State the number of lines that contain "this", with no other text.

# Start of Recorded data

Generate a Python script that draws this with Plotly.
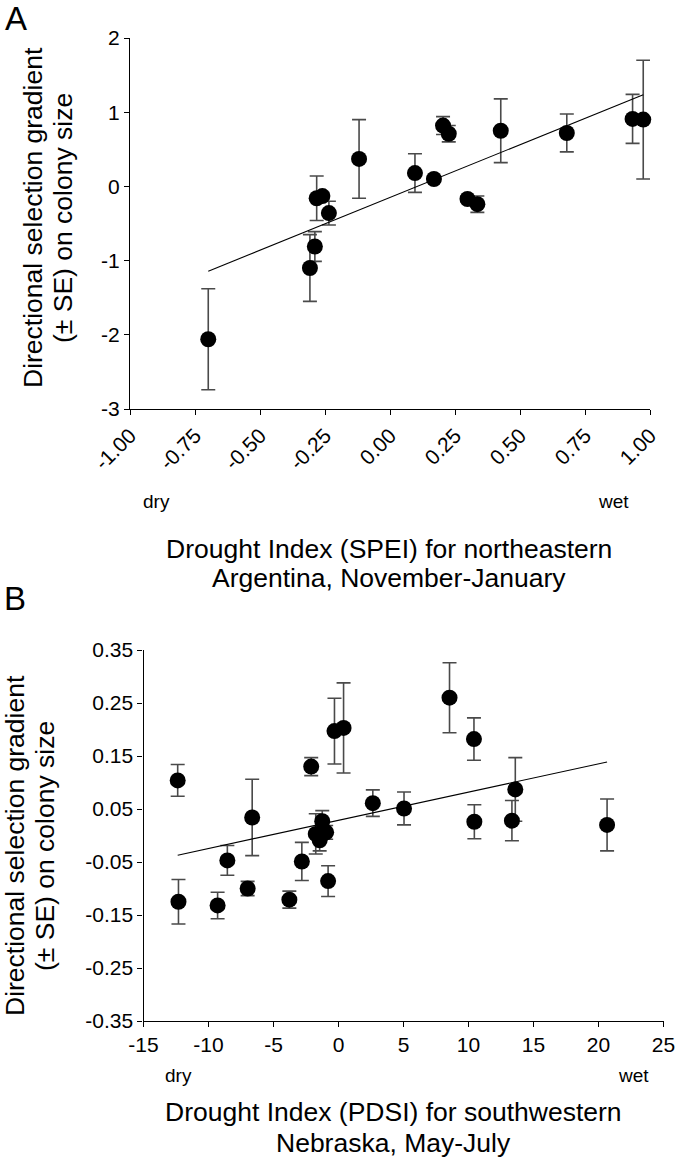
import plotly.graph_objects as go

# ---------------- Panel A data (SPEI, Argentina) ----------------
a_spei = [-0.699, -0.308, -0.289, -0.282, -0.260, -0.235, -0.119, 0.096, 0.169,
          0.204, 0.226, 0.298, 0.336, 0.426, 0.680, 0.933, 0.974]
a_grad = [-2.06, -1.10, -0.81, -0.16, -0.13, -0.36, 0.37, 0.18, 0.10,
          0.82, 0.71, -0.17, -0.24, 0.75, 0.72, 0.91, 0.90]
a_se = [0.68, 0.45, 0.20, 0.30, 0.05, 0.16, 0.53, 0.26, 0.04,
        0.12, 0.11, 0.04, 0.11, 0.43, 0.255, 0.33, 0.80]
a_fit_slope = 1.422
a_fit_intercept = -0.149

a_xticks = [-1.0, -0.75, -0.5, -0.25, 0.0, 0.25, 0.5, 0.75, 1.0]
a_xticktext = ["-1.00", "-0.75", "-0.50", "-0.25", "0.00", "0.25", "0.50", "0.75", "1.00"]
a_yticks = [2, 1, 0, -1, -2, -3]
a_yticktext = ["2", "1", "0", "-1", "-2", "-3"]

# ---------------- Panel B data (PDSI, Nebraska) ----------------
b_pdsi = [-12.37, -12.31, -9.30, -8.55, -6.99, -6.64, -3.78, -2.82, -2.10,
          -1.75, -1.25, -0.95, -1.45, -0.80, -0.31, 0.39, 2.64, 5.04,
          8.54, 10.42, 10.45, 13.34, 13.60, 20.66]
b_grad = [0.104, -0.125, -0.132, -0.047, -0.100, 0.034, -0.121, -0.049, 0.130,
          0.003, 0.027, 0.006, -0.009, -0.086, 0.197, 0.203, 0.061, 0.051,
          0.260, 0.182, 0.026, 0.028, 0.087, 0.020]
b_se = [0.030, 0.042, 0.025, 0.028, 0.0135, 0.072, 0.016, 0.036, 0.017,
        0.038, 0.020, 0.013, 0.020, 0.029, 0.062, 0.085, 0.025, 0.031,
        0.066, 0.040, 0.032, 0.038, 0.060, 0.049]
b_fit_slope = 0.00532
b_fit_intercept = 0.0287

b_xticks = [-15, -10, -5, 0, 5, 10, 15, 20, 25]
b_xticktext = ["-15", "-10", "-5", "0", "5", "10", "15", "20", "25"]
b_yticks = [0.35, 0.25, 0.15, 0.05, -0.05, -0.15, -0.25, -0.35]
b_yticktext = ["0.35", "0.25", "0.15", "0.05", "-0.05", "-0.15", "-0.25", "-0.35"]

W, H = 677, 1163
FONT = "Liberation Sans, Arial, sans-serif"
ERR_COLOR = "#4a4a4a"


def px(x):
    return x / W


def py(y):
    return 1 - y / H


fig = go.Figure()

# Panel A
fig.add_trace(go.Scatter(
    x=a_spei, y=a_grad, mode="markers", xaxis="x", yaxis="y",
    marker=dict(size=16, color="black"),
    error_y=dict(type="data", array=a_se, visible=True, color=ERR_COLOR,
                 thickness=1.6, width=7),
    showlegend=False, cliponaxis=False))
a_lx = [min(a_spei), max(a_spei)]
fig.add_trace(go.Scatter(
    x=a_lx, y=[a_fit_intercept + a_fit_slope * v for v in a_lx],
    mode="lines", xaxis="x", yaxis="y", line=dict(color="black", width=1.1),
    showlegend=False))

# Panel B
fig.add_trace(go.Scatter(
    x=b_pdsi, y=b_grad, mode="markers", xaxis="x2", yaxis="y2",
    marker=dict(size=16, color="black"),
    error_y=dict(type="data", array=b_se, visible=True, color=ERR_COLOR,
                 thickness=1.6, width=7),
    showlegend=False, cliponaxis=False))
b_lx = [min(b_pdsi), max(b_pdsi)]
fig.add_trace(go.Scatter(
    x=b_lx, y=[b_fit_intercept + b_fit_slope * v for v in b_lx],
    mode="lines", xaxis="x2", yaxis="y2", line=dict(color="black", width=1.1),
    showlegend=False))

axis_common = dict(showgrid=False, zeroline=False, showline=True,
                   linecolor="black", linewidth=1.2, ticks="outside",
                   ticklen=5, tickwidth=1.1, tickcolor="black", automargin=False,
                   tickfont=dict(family=FONT, size=21, color="black"))

fig.update_layout(
    template="none",
    width=W, height=H, autosize=False,
    margin=dict(l=0, r=0, t=0, b=0, pad=0),
    paper_bgcolor="white", plot_bgcolor="white",
    font=dict(family=FONT, color="black"),
    xaxis=dict(domain=[px(130), px(650)], range=[-1, 1], anchor="y",
               tickvals=a_xticks, ticktext=a_xticktext, tickangle=-45,
               **axis_common),
    yaxis=dict(domain=[py(409), py(38)], range=[-3, 2], anchor="x",
               tickvals=a_yticks, ticktext=a_yticktext, **axis_common),
    xaxis2=dict(domain=[px(143.5), px(663.5)], range=[-15, 25], anchor="y2",
                tickvals=b_xticks, ticktext=b_xticktext, tickangle=0,
                **axis_common),
    yaxis2=dict(domain=[py(1021), py(650)], range=[-0.35, 0.35], anchor="x2",
                tickvals=b_yticks, ticktext=b_yticktext, **axis_common),
)

TITLE = 26.5
texts = [
    # (text, x_px, y_px, size, angle)
    ("A", 16, 18, 33, 0),
    ("B", 15, 598, 33, 0),
    ("Directional selection gradient", 33, 218, TITLE, -90),
    ("(± SE) on colony size", 63, 218, TITLE, -90),
    ("Directional selection gradient", 15, 846, TITLE, -90),
    ("(± SE) on colony size", 45, 846, TITLE, -90),
    ("dry", 156, 501, 19, 0),
    ("wet", 613, 501, 19, 0),
    ("Drought Index (SPEI) for northeastern", 389, 549, TITLE, 0),
    ("Argentina, November-January", 389, 578, TITLE, 0),
    ("dry", 178, 1075, 19, 0),
    ("wet", 633, 1075, 19, 0),
    ("Drought Index (PDSI) for southwestern", 393, 1112, TITLE, 0),
    ("Nebraska, May-July", 393, 1143, TITLE, 0),
]
for t, x, y, s, ang in texts:
    fig.add_annotation(text=t, x=px(x), y=py(y), xref="paper", yref="paper",
                       xanchor="center", yanchor="middle", showarrow=False,
                       textangle=ang, font=dict(family=FONT, size=s, color="black"))

fig.write_html(
    "out.html",
    config={"displayModeBar": False},
    post_script="document.body.style.margin='0';document.body.style.overflow='hidden';",
)
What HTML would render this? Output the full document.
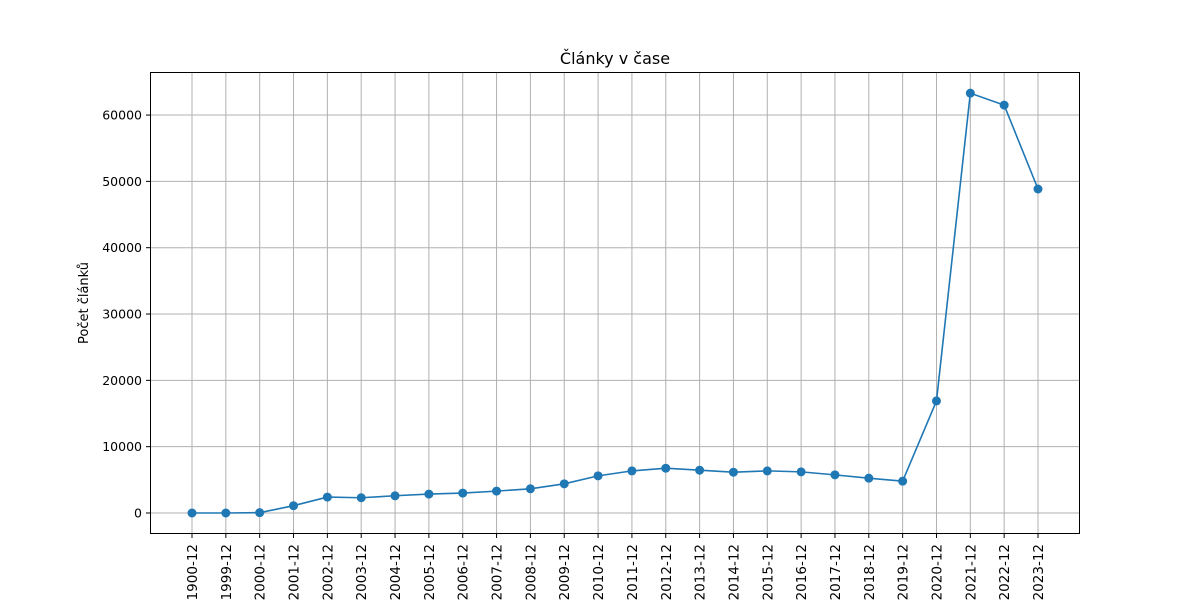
<!DOCTYPE html>
<html><head><meta charset="utf-8"><style>
body{margin:0;background:#fff;}
svg text{font-family:"DejaVu Sans","Liberation Sans",sans-serif;fill:#000;}
</style></head><body>
<svg id="chart" width="1200" height="600">
<rect x="0" y="0" width="1200" height="600" fill="#fff"/>
<text x="615" y="64" font-size="16" text-anchor="middle">Články v čase</text>
<text transform="translate(88,303) rotate(-90)" font-size="13" text-anchor="middle">Počet článků</text>
<g id="grid"></g><g id="axes"></g><g id="series"></g>
<rect x="150.5" y="72.5" width="929" height="461" fill="none" stroke="#000" stroke-width="1"/>
</svg>
<script>
const categories=["1900-12","1999-12","2000-12","2001-12","2002-12","2003-12","2004-12","2005-12","2006-12","2007-12","2008-12","2009-12","2010-12","2011-12","2012-12","2013-12","2014-12","2015-12","2016-12","2017-12","2018-12","2019-12","2020-12","2021-12","2022-12","2023-12"];
const values=[0,0,50,1100,2400,2300,2600,2850,3000,3300,3650,4400,5600,6350,6750,6450,6150,6350,6200,5750,5250,4800,16900,63300,61500,48850];
const yTicks=[0,10000,20000,30000,40000,50000,60000];
const NS="http://www.w3.org/2000/svg";
const L=150,R=1080,T=72,B=534,yMin=-3166,yMax=66490;
const step=(1038-192)/25;
function xS(i){return 192+i*step;}
function yS(v){return B-(v-yMin)/(yMax-yMin)*(B-T);}
function mk(tag,attrs,parent){const e=document.createElementNS(NS,tag);for(const k in attrs)e.setAttribute(k,attrs[k]);parent.appendChild(e);return e;}
const grid=document.getElementById('grid'),axes=document.getElementById('axes'),ser=document.getElementById('series');
categories.forEach((c,i)=>{
  const x=xS(i);
  const g=mk('line',{x1:x,x2:x,y1:T,y2:B,stroke:'#b0b0b0','stroke-width':1},grid);
  
  
  mk('line',{x1:x,x2:x,y1:B,y2:B+4,stroke:'#000'},axes);
  const t=mk('text',{transform:`translate(${x+5},${B+10}) rotate(-90)`,'font-size':13.5,'text-anchor':'end'},axes);
  t.textContent=c;
  
  
});
yTicks.forEach(v=>{
  const y=yS(v);
  const g=mk('line',{x1:L,x2:R,y1:y,y2:y,stroke:'#b0b0b0','stroke-width':1},grid);
  
  
  mk('line',{x1:L-4,x2:L,y1:y,y2:y,stroke:'#000'},axes);
  const t=mk('text',{x:L-8,y:y+4.5,'font-size':12.5,'text-anchor':'end'},axes);
  t.textContent=v;
  
  
});
const pts=values.map((v,i)=>xS(i)+','+yS(v)).join(' ');
const pl=mk('polyline',{points:pts,fill:'none',stroke:'#1f77b4','stroke-width':1.6},ser);


values.forEach((v,i)=>{
  const c=mk('circle',{cx:xS(i),cy:yS(v),r:4.5,fill:'#1f77b4'},ser);
  
  
});
</script>
</body></html>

# End of Recorded data

**Solved problem:**
2